Saturday, March 30, 2013

Easter, Lilies And My Little Lilly

Easter -- Most people associate the Easter bunny and some colored eggs during this day. Easter isn't today though. It will be tomorrow. Two years ago, I painted some Easter eggs which were donated to the church. This year, I won't be doing that. Although we did boil some eggs today, we were not in charge of painting them which was a good thing as I was in no mood to paint today. The death of my child has made me enjoy things less. That is the reality of it. Usually, anything art related is something that I enjoy doing. Art is one of my passions in life. Now, I am staying out of it for a while. Just like reading books and watching shows or movies. I used to enjoy doing that a lot but now, I only get to enjoy it temporarily and then afterwards, I find myself sinking in sadness. I might paint some Easter eggs again next year but that isn't sure yet. A couple of years from now, I hope to be able to paint them again but this time with a new little one. I don't mind painting with children. I guess I just want to paint something with my own child in the future. It is one of the things that I would like to do when I become a mother. Although I have never done the same thing with Lilly, I know that there will come a time when this will be certain. Hopefully, God will grant me this wish. After all, I rarely ask for something from him. Apart from the keeping us strong, safe and without sickness part of my prayers, the rest includes apologizing and of course, being thankful for many things in my life. 

Easter also marks the end of the month of March which only means my birthday will be here soon. I am not really a birthday person. I don't really like celebrating my birthday. This year will not be any different. In fact, this year will probably be the saddest birthday that I will ever have. I thought I would finally become a mother at the age of 27 or 28 but look at me now. I was 27 when Lilly was born but she was taken away from me just like that. I never even enjoyed being with her for so long. I never even kissed her, hugged her or cradled her in my arms. There are so many things that I would have wanted to do with her. Many people wanted me to have a baby boy but deep inside my heart, I wanted a baby girl. I wanted a little princess. After two years of being married and of praying to have a little one, God gave her to us. We were the happiest parents alive then but we were also the saddest when she passed away. We wished to become parents before we reached the ages of 30 but it just was not meant to be. Easter marks a new beginning for many people but I don't know if it will start a new beginning for me. Although they say I should just move on, forget about the past and start anew, I can't right now. I wish they would understand that. I need time to grieve. For how long? I do not know. I just need time for things to settle. I need time for me to cry and hope that one day, I won't be crying this much anymore. 

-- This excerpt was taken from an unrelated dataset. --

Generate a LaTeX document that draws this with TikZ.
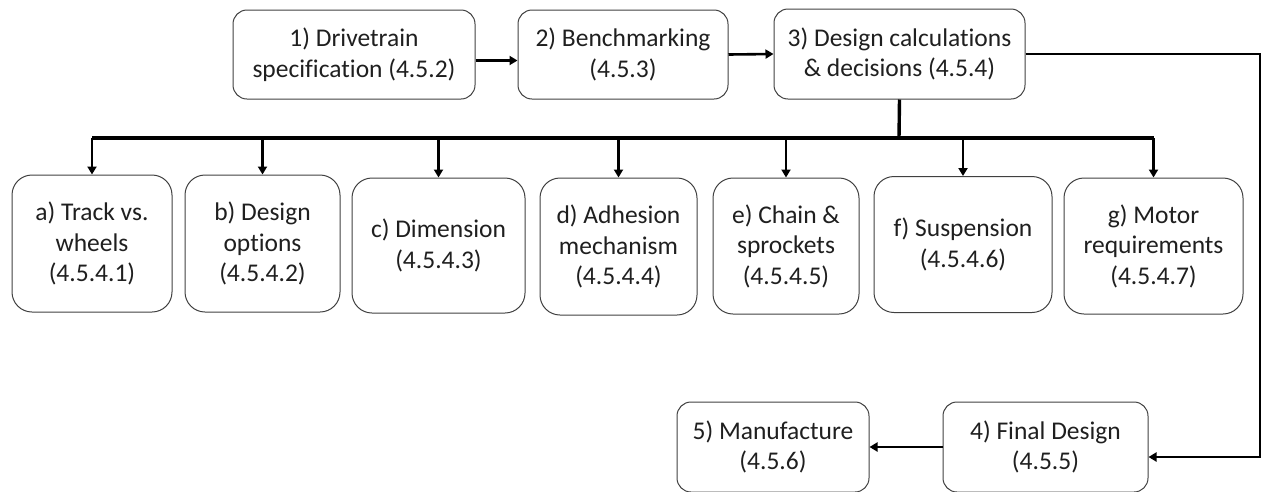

Lilly's passing was hard for all of us but most of all for me. Even to this day, I cry for her. I cry because I miss her. I cry because I keep on wishing she was here with me. Too bad my tears won't bring her back to life no matter how hard I cry. I always apologize for crying because tears signify sadness. I hope that Lilly will understand why I am this way. I know she is happy in Heaven and no longer hurting. I am happy because of that but I will continue longing for her as I am now a parent and that is what parents do. They miss their children when they are not around. My Easter will be different next year, I know but this year, I won't be happy to be given this new beginning. I just hope God and Lilly will understand me. Easter signifies that God is alive and has been born again. I only wish that one day, I will be able to gladly accept this new beginning given to me. After all, lilies often called religious flowers as they are often associated with spirituality, innocence, beauty and the pureness of heart. I chose that name for my child not because of those meanings but rather because I know that lilies are beautiful flowers and they smell nice. I know that her name has nothing to do with her being one of the angels of the Lord but I guess that name is just fitting for an angel. I hope that our little Lilly is watching over us now. We need a guardian angel after all...

Easter and lilies -- Now, I know their relevance and why they are connected with each other.